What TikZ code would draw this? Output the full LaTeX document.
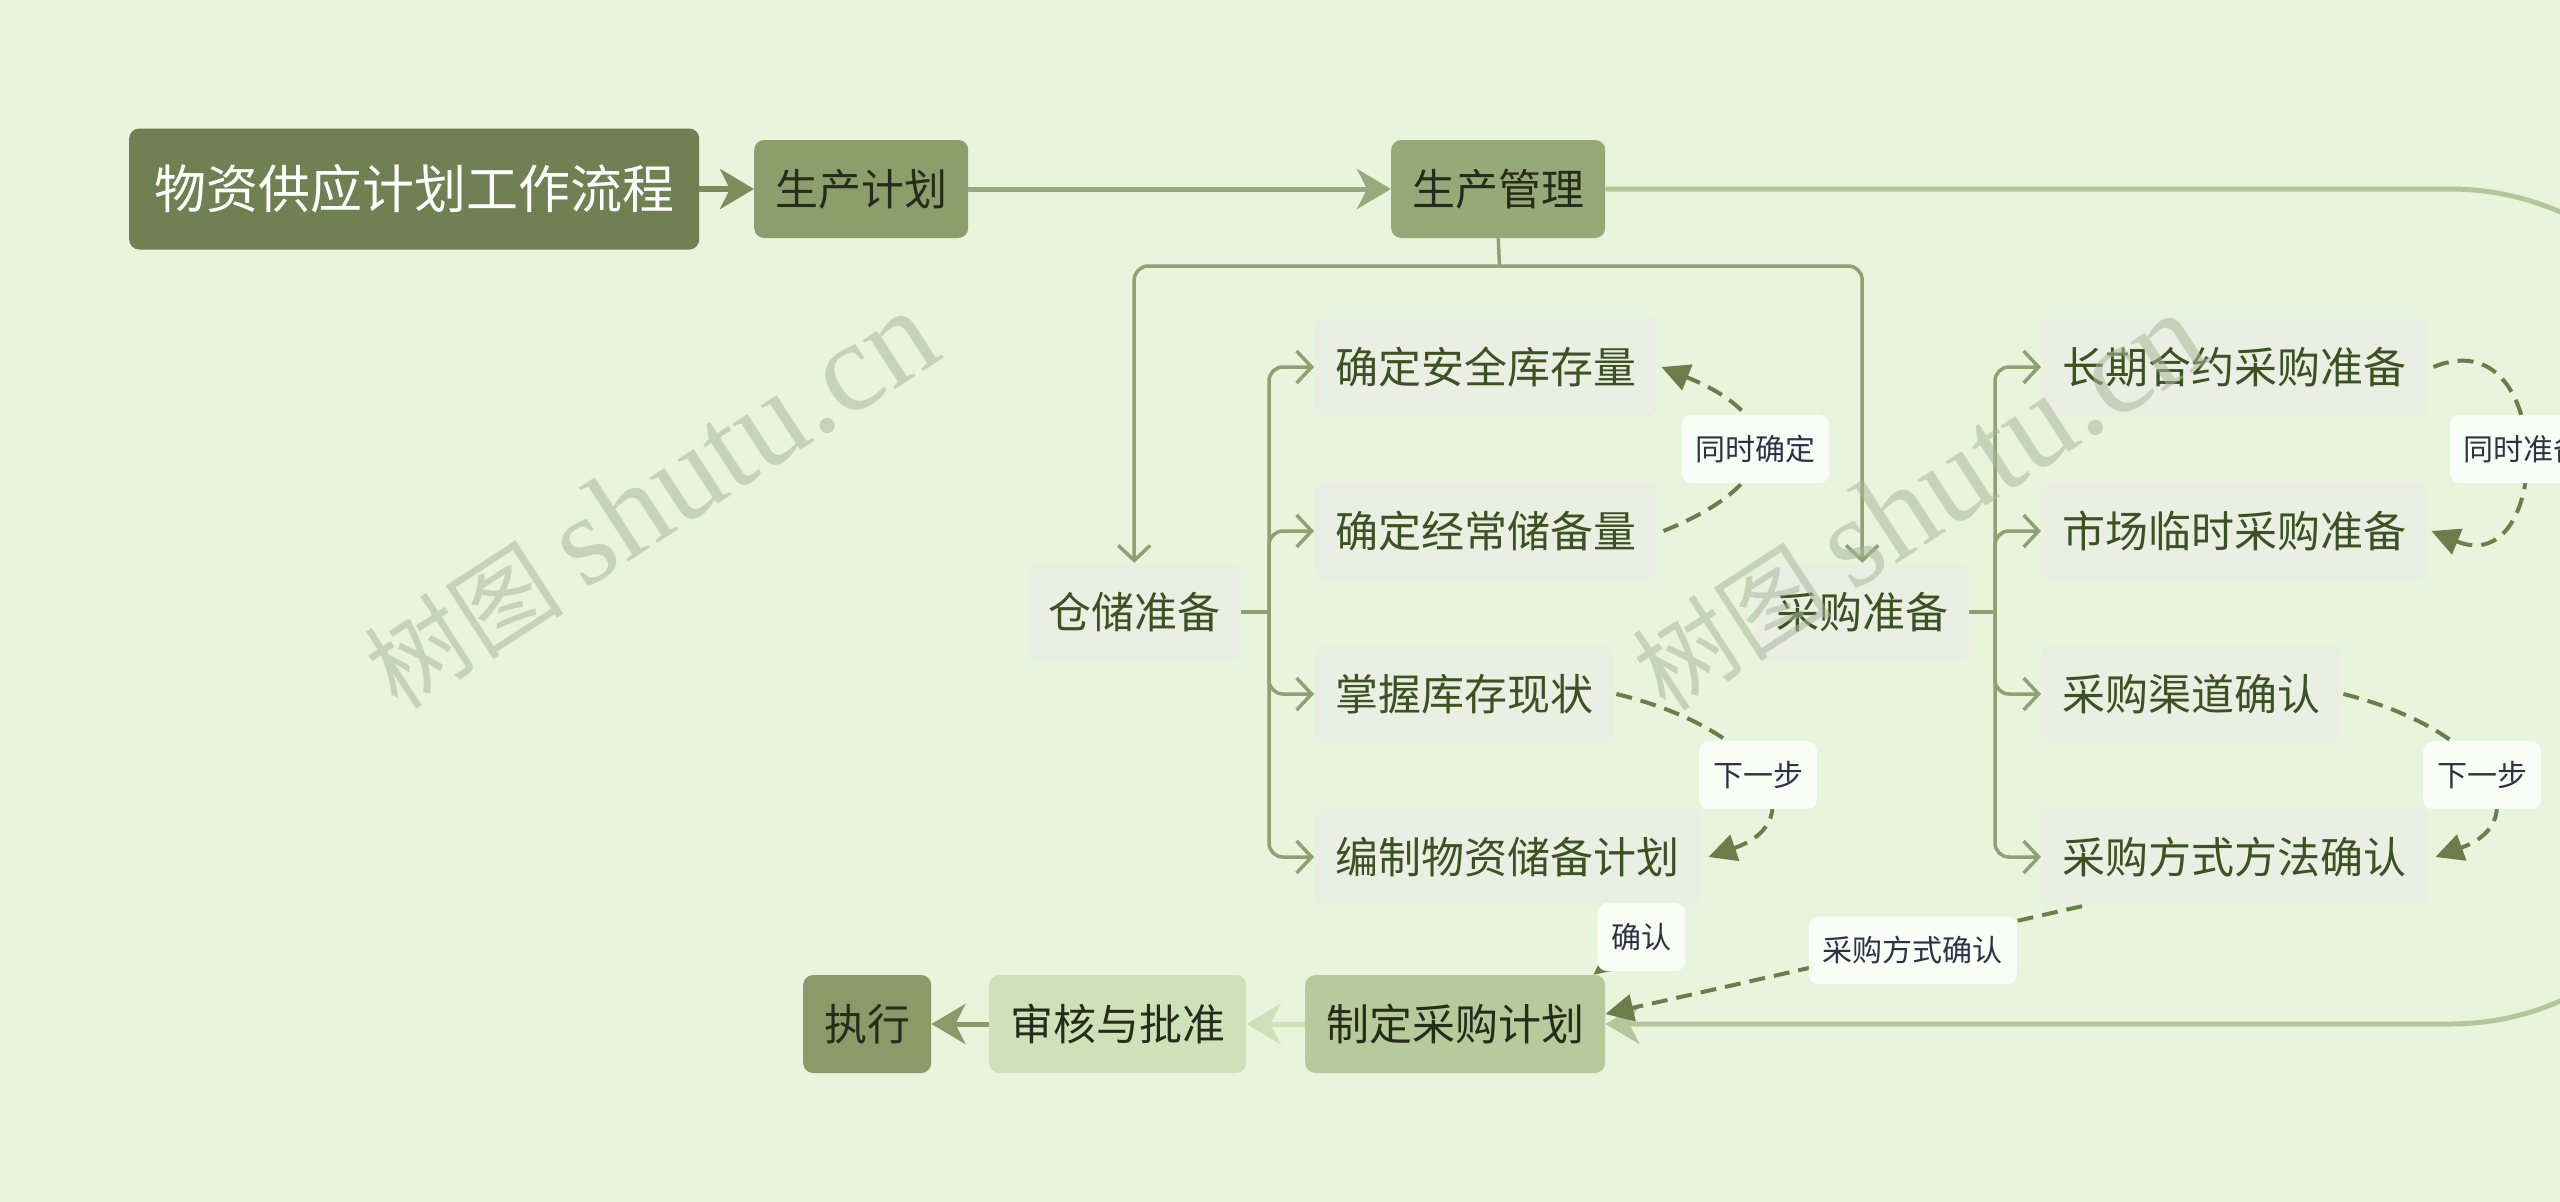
\documentclass[tikz,border=0pt]{standalone}
\usepackage{fontspec}
\setmainfont{Noto Sans CJK SC}
\newfontfamily\wmlat{Liberation Serif}
\usetikzlibrary{arrows.meta}
\definecolor{bgc}{HTML}{E8F5DC}
\definecolor{rootfill}{HTML}{718052}
\definecolor{rootline}{HTML}{7C8C5A}
\definecolor{midfill}{HTML}{8D9E6D}
\definecolor{mgmtfill}{HTML}{96A979}
\definecolor{mainline}{HTML}{97AA7C}
\definecolor{leaffill}{HTML}{EAEEE3}
\definecolor{leaftext}{HTML}{3D5222}
\definecolor{darktext}{HTML}{262C1A}
\definecolor{treeline}{HTML}{8FA072}
\definecolor{dashc}{HTML}{6C7D4A}
\definecolor{lblfill}{HTML}{FAFCF6}
\definecolor{lbltext}{HTML}{2C3345}
\definecolor{planfill}{HTML}{B6CA9B}
\definecolor{loopc}{HTML}{B4C79A}
\definecolor{reviewfill}{HTML}{CFE1B9}
\definecolor{execfill}{HTML}{8A9A68}
\definecolor{wmc}{HTML}{A9B89B}
\tikzset{
  box/.style={rounded corners=10pt, minimum height=98pt, inner xsep=21pt, inner ysep=0pt,
    font=\fontsize{43}{50}\selectfont, anchor=west},
  leaf/.style={box, fill=leaffill, text=leaftext},
  topbox/.style={box, text=darktext},
  lbl/.style={rounded corners=10pt, fill=lblfill, text=lbltext, minimum height=68pt,
    inner xsep=14pt, inner ysep=0pt, font=\fontsize{30}{36}\selectfont},
  tree/.style={draw=treeline, line width=3.5pt, rounded corners=14pt,
    -{Straight Barb[length=15pt,width=32pt,line width=3.5pt]}},
  treeplain/.style={draw=treeline, line width=3.5pt, rounded corners=14pt},
  dashconn/.style={draw=dashc, line width=4pt, dash pattern=on 16pt off 9pt,
    -{Triangle[length=28pt,width=27pt]}},
  mainarrow/.style={line width=5pt, -{Stealth[length=34pt,width=40pt,inset=10pt]}},
  wm/.style={text=wmc, opacity=0.55, font=\fontsize{100}{120}\selectfont}
}
\begin{document}
\begin{tikzpicture}[x=1pt,y=-1pt]
\useasboundingbox (0,0) rectangle (2560,1202);
\clip (0,0) rectangle (2560,1202);
\fill[bgc] (0,0) rectangle (2560,1202);

% top row
\node[box, fill=rootfill, text=white, minimum height=121pt, inner xsep=25pt,
      font=\fontsize{52}{60}\selectfont] (root) at (129,189) {物资供应计划工作流程};
\node[topbox, fill=midfill] (prodplan) at (754,189) {生产计划};
\node[topbox, fill=mgmtfill] (mgmt) at (1391,189) {生产管理};

% second level
\node[leaf] (store) at (1027,612) {仓储准备};
\node[leaf] (purch) at (1755,612) {采购准备};

% storage children
\node[leaf] (s1) at (1314,367) {确定安全库存量};
\node[leaf] (s2) at (1314,531) {确定经常储备量};
\node[leaf] (s3) at (1314,694) {掌握库存现状};
\node[leaf] (s4) at (1314,857) {编制物资储备计划};

% purchase children
\node[leaf] (p1) at (2041,367) {长期合约采购准备};
\node[leaf] (p2) at (2041,531) {市场临时采购准备};
\node[leaf] (p3) at (2041,694) {采购渠道确认};
\node[leaf] (p4) at (2041,857) {采购方式方法确认};

% bottom row
\node[topbox, fill=planfill] (plan) at (1305,1024) {制定采购计划};
\node[topbox, fill=reviewfill] (review) at (989,1024) {审核与批准};
\node[topbox, fill=execfill] (exec) at (803,1024) {执行};

% main arrows
\draw[mainarrow, draw=rootline, fill=rootline, line width=6pt] (root.east) -- (prodplan.west);
\draw[mainarrow, draw=mainline, fill=mainline] (prodplan.east) -- (mgmt.west);
\draw[line width=5pt, draw=loopc, rounded corners=275pt,
      -{Stealth[length=34pt,width=40pt,inset=10pt]}]
      (mgmt.east) -- (2725,189) -- (2725,1024) -- (plan.east);
\draw[mainarrow, draw=reviewfill, fill=reviewfill] (plan.west) -- (review.east);
\draw[mainarrow, draw=execfill, fill=execfill] (review.west) -- (exec.east);

% management split
\coordinate (jt) at (1499.5,266);
\draw[treeplain, rounded corners=0pt] (mgmt.south) -- (jt);
\draw[tree] (jt) -| (store.north);
\draw[tree] (jt) -| (purch.north);

% storage bracket
\coordinate (js) at (1269,612);
\draw[treeplain] (store.east) -- (js);
\foreach \c in {s1,s2,s3,s4} \draw[tree] (js) |- (\c.west);

% purchase bracket
\coordinate (jp) at (1995,612);
\draw[treeplain] (purch.east) -- (jp);
\foreach \c in {p1,p2,p3,p4} \draw[tree] (jp) |- (\c.west);

% dashed relations
\draw[dashconn] ([xshift=6pt]s2.east) .. controls +(124,-50) and +(124,50) ..
   node[lbl, pos=0.5] (l1) {同时确定} ([xshift=4pt]s1.east);
\draw[dashconn] ([xshift=2pt]s3.east) .. controls (1765,730) and (1815,820) ..
   node[lbl, pos=0.5] (l2) {下一步} ([xshift=8pt]s4.east);
\draw[dashconn] ([xshift=-20pt]s4.south east) --
   node[lbl, pos=0.45] (l3) {确认} ([xshift=-12pt]plan.north east);
\draw[dashconn] ([xshift=6pt]p1.east) .. controls +(122,-50) and +(122,50) ..
   node[lbl, pos=0.5] (l4) {同时准备} ([xshift=4pt]p2.east);
\draw[dashconn] ([xshift=2pt]p3.east) .. controls (2488,730) and (2538,820) ..
   node[lbl, pos=0.5] (l5) {下一步} ([xshift=8pt]p4.east);
\draw[dashconn] ([xshift=41pt]p4.south west) --
   node[lbl, pos=0.355, yshift=-6pt] (l6) {采购方式确认} ([yshift=10pt]plan.east);

% watermarks
\node[wm, rotate=33] (wm1) at (650,500) {树图 {\wmlat\fontsize{128}{130}\selectfont shutu.cn}};
\node[wm, rotate=33] (wm2) at (1918,502) {树图 {\wmlat\fontsize{128}{130}\selectfont shutu.cn}};
\end{tikzpicture}
\end{document}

■ ■ ■ ■ ■ ■ ■

= Given problem =
Without including any pictures, print all of the material exactly as given.

= Problem solution =
What TikZ code would draw this? Output the full LaTeX document.
\documentclass[tikz,border=0pt]{standalone}
\usepackage{fontspec}
\setmainfont{Noto Sans CJK SC}
\newfontfamily\wmlat{Liberation Serif}
\usetikzlibrary{arrows.meta}
\definecolor{bgc}{HTML}{E8F5DC}
\definecolor{rootfill}{HTML}{718052}
\definecolor{rootline}{HTML}{7C8C5A}
\definecolor{midfill}{HTML}{8D9E6D}
\definecolor{mgmtfill}{HTML}{96A979}
\definecolor{mainline}{HTML}{97AA7C}
\definecolor{leaffill}{HTML}{EAEEE3}
\definecolor{leaftext}{HTML}{3D5222}
\definecolor{darktext}{HTML}{262C1A}
\definecolor{treeline}{HTML}{8FA072}
\definecolor{dashc}{HTML}{6C7D4A}
\definecolor{lblfill}{HTML}{FAFCF6}
\definecolor{lbltext}{HTML}{2C3345}
\definecolor{planfill}{HTML}{B6CA9B}
\definecolor{loopc}{HTML}{B4C79A}
\definecolor{reviewfill}{HTML}{CFE1B9}
\definecolor{execfill}{HTML}{8A9A68}
\definecolor{wmc}{HTML}{A9B89B}
\tikzset{
  box/.style={rounded corners=10pt, minimum height=98pt, inner xsep=21pt, inner ysep=0pt,
    font=\fontsize{43}{50}\selectfont, anchor=west},
  leaf/.style={box, fill=leaffill, text=leaftext},
  topbox/.style={box, text=darktext},
  lbl/.style={rounded corners=10pt, fill=lblfill, text=lbltext, minimum height=68pt,
    inner xsep=14pt, inner ysep=0pt, font=\fontsize{30}{36}\selectfont},
  tree/.style={draw=treeline, line width=3.5pt, rounded corners=14pt,
    -{Straight Barb[length=15pt,width=32pt,line width=3.5pt]}},
  treeplain/.style={draw=treeline, line width=3.5pt, rounded corners=14pt},
  dashconn/.style={draw=dashc, line width=4pt, dash pattern=on 16pt off 9pt,
    -{Triangle[length=28pt,width=27pt]}},
  mainarrow/.style={line width=5pt, -{Stealth[length=34pt,width=40pt,inset=10pt]}},
  wm/.style={text=wmc, opacity=0.55, font=\fontsize{100}{120}\selectfont}
}
\begin{document}
\begin{tikzpicture}[x=1pt,y=-1pt]
\useasboundingbox (0,0) rectangle (2560,1202);
\clip (0,0) rectangle (2560,1202);
\fill[bgc] (0,0) rectangle (2560,1202);

% top row
\node[box, fill=rootfill, text=white, minimum height=121pt, inner xsep=25pt,
      font=\fontsize{52}{60}\selectfont] (root) at (129,189) {物资供应计划工作流程};
\node[topbox, fill=midfill] (prodplan) at (754,189) {生产计划};
\node[topbox, fill=mgmtfill] (mgmt) at (1391,189) {生产管理};

% second level
\node[leaf] (store) at (1027,612) {仓储准备};
\node[leaf] (purch) at (1755,612) {采购准备};

% storage children
\node[leaf] (s1) at (1314,367) {确定安全库存量};
\node[leaf] (s2) at (1314,531) {确定经常储备量};
\node[leaf] (s3) at (1314,694) {掌握库存现状};
\node[leaf] (s4) at (1314,857) {编制物资储备计划};

% purchase children
\node[leaf] (p1) at (2041,367) {长期合约采购准备};
\node[leaf] (p2) at (2041,531) {市场临时采购准备};
\node[leaf] (p3) at (2041,694) {采购渠道确认};
\node[leaf] (p4) at (2041,857) {采购方式方法确认};

% bottom row
\node[topbox, fill=planfill] (plan) at (1305,1024) {制定采购计划};
\node[topbox, fill=reviewfill] (review) at (989,1024) {审核与批准};
\node[topbox, fill=execfill] (exec) at (803,1024) {执行};

% main arrows
\draw[mainarrow, draw=rootline, fill=rootline, line width=6pt] (root.east) -- (prodplan.west);
\draw[mainarrow, draw=mainline, fill=mainline] (prodplan.east) -- (mgmt.west);
\draw[line width=5pt, draw=loopc, rounded corners=275pt,
      -{Stealth[length=34pt,width=40pt,inset=10pt]}]
      (mgmt.east) -- (2725,189) -- (2725,1024) -- (plan.east);
\draw[mainarrow, draw=reviewfill, fill=reviewfill] (plan.west) -- (review.east);
\draw[mainarrow, draw=execfill, fill=execfill] (review.west) -- (exec.east);

% management split
\coordinate (jt) at (1499.5,266);
\draw[treeplain, rounded corners=0pt] (mgmt.south) -- (jt);
\draw[tree] (jt) -| (store.north);
\draw[tree] (jt) -| (purch.north);

% storage bracket
\coordinate (js) at (1269,612);
\draw[treeplain] (store.east) -- (js);
\foreach \c in {s1,s2,s3,s4} \draw[tree] (js) |- (\c.west);

% purchase bracket
\coordinate (jp) at (1995,612);
\draw[treeplain] (purch.east) -- (jp);
\foreach \c in {p1,p2,p3,p4} \draw[tree] (jp) |- (\c.west);

% dashed relations
\draw[dashconn] ([xshift=6pt]s2.east) .. controls +(124,-50) and +(124,50) ..
   node[lbl, pos=0.5] (l1) {同时确定} ([xshift=4pt]s1.east);
\draw[dashconn] ([xshift=2pt]s3.east) .. controls (1765,730) and (1815,820) ..
   node[lbl, pos=0.5] (l2) {下一步} ([xshift=8pt]s4.east);
\draw[dashconn] ([xshift=-20pt]s4.south east) --
   node[lbl, pos=0.45] (l3) {确认} ([xshift=-12pt]plan.north east);
\draw[dashconn] ([xshift=6pt]p1.east) .. controls +(122,-50) and +(122,50) ..
   node[lbl, pos=0.5] (l4) {同时准备} ([xshift=4pt]p2.east);
\draw[dashconn] ([xshift=2pt]p3.east) .. controls (2488,730) and (2538,820) ..
   node[lbl, pos=0.5] (l5) {下一步} ([xshift=8pt]p4.east);
\draw[dashconn] ([xshift=41pt]p4.south west) --
   node[lbl, pos=0.355, yshift=-6pt] (l6) {采购方式确认} ([yshift=10pt]plan.east);

% watermarks
\node[wm, rotate=33] (wm1) at (650,500) {树图 {\wmlat\fontsize{128}{130}\selectfont shutu.cn}};
\node[wm, rotate=33] (wm2) at (1918,502) {树图 {\wmlat\fontsize{128}{130}\selectfont shutu.cn}};
\end{tikzpicture}
\end{document}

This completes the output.